ゲーム作品として論評するに値しないモノ

 とにかくこの作品はすごかった…。何がすごいってそりゃあ、バグの質と量が、である。というよりこんな状態でよく発売することができたものだと、その並外れた無神経さに率直に賞賛を送りたくなるくらいのスバラシサ。この作品をプレイすることで僕は、作品内容とは全く別の、本当に貴重な体験をさせてもらったような気がした。感謝は…しないが。

 まず当然のことながらテキストは誤字・脱字多数標準装備。誤変換も酷く、ひらがな表記であるべき単語に漢字が当てられていたり、漢字表記であるべき単語がカタカナ表記になっていたり、文節が入れ替わって前衛的な表現と化していたり、ウィンドウの左上、会話(テキスト)の主体名(主人公の名前やヒロインの名前)が表示される箇所にテキストの文頭部分が混じったり。していないはずなのに、「あのときは〜したよね」という会話が出てきて首を捻ってみたり、果ては1センテンスまるごと抜け落ちていて文章の脈絡が途切れていたりする始末。音声との関連では、声優の演技内容とテキスト内容が違っていたり、ヒロインの相槌の音声が抜けていたり、句読点の位置がずれているのはともかく、音声とテキスト表示がまるまる1センテンス分ずれていたり、前後で入れ替わっていたりもしていた。グラフィックとの関連ではヒロインの表情がテキスト内容とあまりにもかけ離れたものであったり(悲しいシーンでもないのに泣いていたり、恥ずかしがるシーンでもないのに頬を紅くしていたり)、同じ画面に同一のヒロインが別表情で2人存在していたり(分身)、さらには場面とは全く違う背景が表示されたり、学校の制服を着ていたはずのヒロインが次の瞬間私服に着替えていたり(歌舞伎役者もビックリだ)、ヒロインの立ち絵と主人公の親友の立ち絵が入れ替わっていて、まるでヒロインが親友の変装をして喋っているようで大笑いモノだった。

 そう、この程度(とていっても格別すごい程度なのだが)ならゲームの進行上それほど問題となるものではないと強弁する事ができ、苦笑・失笑・大爆笑するだけで済ませられるのだが、この作品に巣くうバグの質は笑って済ませられる域をはるかに超えていた。エピローグのCGが表示されなかったり、肝心のSEXシーンでCGが表示されなかったり間違って表示されるのも怒り心頭モノだったが、あるヒロインの1イベントがまるごと抜け落ちていたりするのだ。

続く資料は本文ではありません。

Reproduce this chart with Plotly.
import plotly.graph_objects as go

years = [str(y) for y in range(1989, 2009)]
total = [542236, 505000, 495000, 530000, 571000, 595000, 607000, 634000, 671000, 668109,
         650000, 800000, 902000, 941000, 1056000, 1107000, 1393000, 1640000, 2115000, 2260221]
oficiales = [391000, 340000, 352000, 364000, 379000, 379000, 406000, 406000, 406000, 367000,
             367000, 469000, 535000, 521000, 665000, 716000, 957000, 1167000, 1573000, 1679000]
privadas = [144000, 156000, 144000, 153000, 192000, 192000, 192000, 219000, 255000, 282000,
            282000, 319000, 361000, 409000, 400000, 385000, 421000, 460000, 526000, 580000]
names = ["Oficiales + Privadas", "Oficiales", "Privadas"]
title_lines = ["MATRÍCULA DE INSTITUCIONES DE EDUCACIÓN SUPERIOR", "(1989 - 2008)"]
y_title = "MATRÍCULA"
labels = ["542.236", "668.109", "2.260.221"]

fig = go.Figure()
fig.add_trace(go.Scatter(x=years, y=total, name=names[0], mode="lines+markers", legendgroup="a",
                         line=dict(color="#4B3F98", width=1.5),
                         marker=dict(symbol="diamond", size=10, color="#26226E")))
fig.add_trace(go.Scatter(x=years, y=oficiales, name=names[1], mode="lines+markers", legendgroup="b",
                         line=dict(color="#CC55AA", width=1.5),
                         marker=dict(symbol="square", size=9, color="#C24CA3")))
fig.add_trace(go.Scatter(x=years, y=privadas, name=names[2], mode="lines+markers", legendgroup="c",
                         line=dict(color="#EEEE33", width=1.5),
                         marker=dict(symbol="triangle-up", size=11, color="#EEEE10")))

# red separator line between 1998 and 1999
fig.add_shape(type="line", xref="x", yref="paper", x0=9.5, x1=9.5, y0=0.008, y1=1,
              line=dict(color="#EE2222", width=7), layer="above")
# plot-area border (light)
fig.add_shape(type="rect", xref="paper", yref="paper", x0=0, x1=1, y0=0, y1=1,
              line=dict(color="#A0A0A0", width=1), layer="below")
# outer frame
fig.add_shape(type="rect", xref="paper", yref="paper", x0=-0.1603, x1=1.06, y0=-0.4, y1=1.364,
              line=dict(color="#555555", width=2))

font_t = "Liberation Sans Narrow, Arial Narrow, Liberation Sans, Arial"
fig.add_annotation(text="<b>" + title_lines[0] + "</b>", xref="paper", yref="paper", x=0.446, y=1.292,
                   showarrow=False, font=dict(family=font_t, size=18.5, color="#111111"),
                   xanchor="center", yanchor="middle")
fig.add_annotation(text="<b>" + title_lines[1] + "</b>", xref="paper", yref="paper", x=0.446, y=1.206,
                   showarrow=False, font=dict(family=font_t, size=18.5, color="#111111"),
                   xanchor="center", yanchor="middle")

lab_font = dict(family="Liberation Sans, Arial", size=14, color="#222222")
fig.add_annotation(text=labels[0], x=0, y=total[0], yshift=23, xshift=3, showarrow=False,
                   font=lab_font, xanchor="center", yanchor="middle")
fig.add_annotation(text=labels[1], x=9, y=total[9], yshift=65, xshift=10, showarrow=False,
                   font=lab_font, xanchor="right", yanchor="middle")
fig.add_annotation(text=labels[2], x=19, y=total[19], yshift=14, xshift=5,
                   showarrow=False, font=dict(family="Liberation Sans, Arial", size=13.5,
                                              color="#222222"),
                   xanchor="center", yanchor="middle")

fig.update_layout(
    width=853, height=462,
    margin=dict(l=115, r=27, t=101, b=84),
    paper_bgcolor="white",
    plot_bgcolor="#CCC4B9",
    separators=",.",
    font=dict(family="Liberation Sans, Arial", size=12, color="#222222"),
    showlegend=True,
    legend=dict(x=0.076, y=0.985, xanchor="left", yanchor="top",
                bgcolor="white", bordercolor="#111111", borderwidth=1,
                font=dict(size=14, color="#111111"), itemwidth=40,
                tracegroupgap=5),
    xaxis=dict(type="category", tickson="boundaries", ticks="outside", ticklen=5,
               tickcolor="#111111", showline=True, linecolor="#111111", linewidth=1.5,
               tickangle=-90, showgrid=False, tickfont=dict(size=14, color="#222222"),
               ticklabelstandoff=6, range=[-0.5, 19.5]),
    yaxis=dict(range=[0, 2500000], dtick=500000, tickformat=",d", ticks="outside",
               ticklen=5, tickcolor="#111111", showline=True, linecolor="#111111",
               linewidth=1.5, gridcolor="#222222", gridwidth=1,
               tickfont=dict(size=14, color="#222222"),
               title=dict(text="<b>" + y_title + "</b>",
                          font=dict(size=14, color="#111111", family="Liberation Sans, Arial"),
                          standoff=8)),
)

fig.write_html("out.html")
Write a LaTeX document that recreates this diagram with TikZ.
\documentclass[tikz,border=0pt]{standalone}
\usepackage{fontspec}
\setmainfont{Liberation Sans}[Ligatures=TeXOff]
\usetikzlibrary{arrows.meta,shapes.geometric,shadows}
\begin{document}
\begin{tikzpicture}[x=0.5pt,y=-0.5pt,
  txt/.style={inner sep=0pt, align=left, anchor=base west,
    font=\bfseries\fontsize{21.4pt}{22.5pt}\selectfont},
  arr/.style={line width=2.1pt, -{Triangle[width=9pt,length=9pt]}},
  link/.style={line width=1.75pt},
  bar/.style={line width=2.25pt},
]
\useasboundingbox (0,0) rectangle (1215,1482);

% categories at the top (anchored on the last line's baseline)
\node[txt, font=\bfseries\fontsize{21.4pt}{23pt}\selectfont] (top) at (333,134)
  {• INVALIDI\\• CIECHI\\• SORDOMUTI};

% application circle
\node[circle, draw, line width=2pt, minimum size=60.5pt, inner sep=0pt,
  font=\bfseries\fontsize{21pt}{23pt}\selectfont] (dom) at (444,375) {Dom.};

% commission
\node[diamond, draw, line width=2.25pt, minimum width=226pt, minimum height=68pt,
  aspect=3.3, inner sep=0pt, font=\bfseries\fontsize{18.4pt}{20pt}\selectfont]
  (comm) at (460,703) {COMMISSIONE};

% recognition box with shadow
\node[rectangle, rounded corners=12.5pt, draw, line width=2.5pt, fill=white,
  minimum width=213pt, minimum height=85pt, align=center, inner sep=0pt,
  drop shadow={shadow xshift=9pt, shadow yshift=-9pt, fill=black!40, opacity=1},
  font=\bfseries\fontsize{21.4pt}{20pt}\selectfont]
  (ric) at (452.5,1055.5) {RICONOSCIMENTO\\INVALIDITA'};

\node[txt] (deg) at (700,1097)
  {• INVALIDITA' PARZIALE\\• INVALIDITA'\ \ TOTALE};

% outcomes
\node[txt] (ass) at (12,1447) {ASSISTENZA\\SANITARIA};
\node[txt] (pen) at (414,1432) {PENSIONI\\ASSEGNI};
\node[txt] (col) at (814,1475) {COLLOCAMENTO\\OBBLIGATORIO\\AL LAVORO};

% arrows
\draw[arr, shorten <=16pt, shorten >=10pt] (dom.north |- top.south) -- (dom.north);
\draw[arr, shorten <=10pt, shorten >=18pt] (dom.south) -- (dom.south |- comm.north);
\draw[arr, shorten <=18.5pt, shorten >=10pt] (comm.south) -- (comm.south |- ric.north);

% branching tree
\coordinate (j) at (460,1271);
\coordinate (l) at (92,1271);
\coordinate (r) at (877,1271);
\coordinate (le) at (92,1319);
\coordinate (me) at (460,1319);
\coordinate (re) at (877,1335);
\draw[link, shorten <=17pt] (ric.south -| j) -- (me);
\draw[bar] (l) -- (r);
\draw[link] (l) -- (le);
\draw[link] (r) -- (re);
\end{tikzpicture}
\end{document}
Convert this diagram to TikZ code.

つまり、学園祭のクラスの看板をヒロインと一緒に製作するイベントをまるごとすっ飛ばしておいて、その学園祭が終わった後の打ち上げで主人公はヒロインに、「一緒に看板作ってくれてありがとう」などと言い放ちやがる。このイベントのCGはOPムービーにもしっかり挿入されていて、どんなイベントなのか楽しみにしていたのに…。これはあまりにあんまりだ。

 さらに作品存在の根本を否定する致命的なバグとして、Windows2000でプレイすると、とあるイベントで特別なCGを表示するときにエラーが発生しゲームが強制終了してしまうものがある。確かに僕がこの作品を最初にインストールしたのはWindowsXPだ。パッケージにはWindows2000まで対応と書いてあったからそういうエラーが発生してもやむをえないかもしれない。だが、パッケージにはWindows2000まで対応と書いてあるのでサブマシンのOS(これもWindowsXP)をフォーマットしてWindows2000を再インストールしたのに、再度同じシーンでエラー落ちしてしまうのはどういうことだ!しょうがないのでWindows2000もフォーマットしWindowsMEまで遡ってインストールしてようやくそのイベントCGを拝むことができるようになったのだが、それはヒロインが居眠りをしているシーン。「おい樹里先輩!(ヒロインの名前)眠ってないでちゃんと起きてエラー直しとけよっ!!」と怒鳴ってしまったものだ(ちょっと誇張表現)。

 もちろん、発売直後に修正パッチがメーカーWebで配布され、その後バージョンを重ねたようだが、僕がプレイを始めた2004年11月24日現在、メーカーWebは消失し、修正パッチファイルをミラーで置いてあるWebも見つからなかった。まぁ「今頃中古で安く買ってプレイしているお前が悪い」、と言われれば返す言葉もないのだが、それにしてもClearはどこいったんだよー…。